The Tokyo Summer Olympics kick off at the end of July, and as visitors finalize their travel plans, publishers are releasing new guides to getting the most out of the city.

100 Tokyo Sights

Stephen Mansfield. Tuttle, May

A 25-year resident and the author of numerous books on Tokyo, Mansfield offers a fact-rich volume dense with political and historical context. Visitors eager for some of the frenetic energy missing from the famed Tsukiji Food Market since it was relocated to a newer site are advised to visit the old location’s remaining outer halls. There, he writes, food stalls offering the city’s freshest seafood retain the run-down, bustling character of the old market. But time may be short, Mansfield cautions, and interested readers should go before the city’s “planning mandarins” succeed in their efforts to modernize the entire site. 


Only in Tokyo

Michael Ryan and Luke Burgess.
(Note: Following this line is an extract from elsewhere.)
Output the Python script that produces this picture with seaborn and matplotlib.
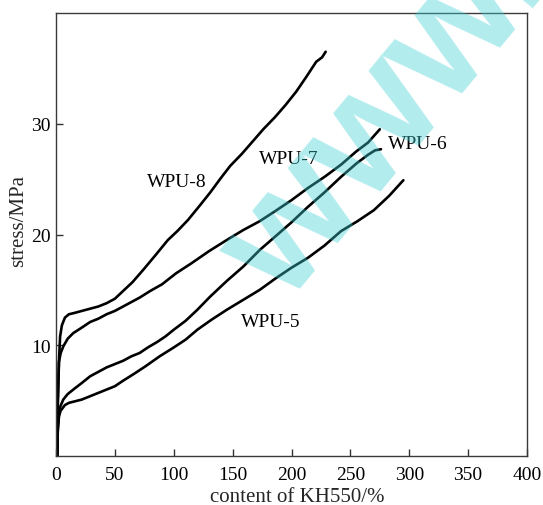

Hardie Grant, Apr.

Two Australian chefs drink and dine their way through the Japanese capital, introducing the local sommeliers, baristas, and chefs they meet along the way. Starting with breakfast and finishing up at late-night haunts, Ryan and Burgess recommend places to find well-known dishes, such as sushi and ramen, as well as less-expected items popular with locals, including fish burgers, eel hot dogs, and Dutch pancakes. Full-page photography accompanies each eatery’s profile, along with information on where to find it and what to order.


Pocket Rough Guide Tokyo

Martin Zatko. Rough Guides, June

The publisher’s first Tokyo guide in the compact Pocket format breaks down the megacity into more easily digestible neighborhoods, highlighting historical landmarks and contemporary attractions not to be missed by the first-time visitor. Some of the suggestions may seem obvious, Zatko writes, with listings on where to find sushi and sumo wrestling, geishas and gardens, “yet ticking off a bunch of travel clichés is rarely this much fun.” 

Tokyo Day by Day

Isabella Ying. Viz, June

Manga publisher Viz releases its first travel guide, which covers 365 ways to enjoy Tokyo. Visitors can prowl the Nakano Broadway shopping complex for comics and collectibles, relax in a bamboo forest located within city limits, or dig into a plate of steamed eel or an eight-layer soft-serve ice cream cone—“It’s bigger than your face!” reads the comics-style dialogue bubble on the photo.

Tokyo Travel Sketchbook

Amaia Arrazola. Tuttle, Mar.

This graphic travelogue arose from the diary Arrazola, a Spanish artist, kept during a monthlong residency in Tokyo. Inspired by the concept of wabi-sabi—embracing the beauty of imperfection—Arrazola sketches and offers her impressions on an array of locales and items, such as the mundane single room she inhabits and memorable supermarket finds including a spaghetti sandwich. Whether browsing sex shops, encountering pink coffee for the first time, or describing the scene at a five-seat izakaya, Arrazola is an amiable tour guide.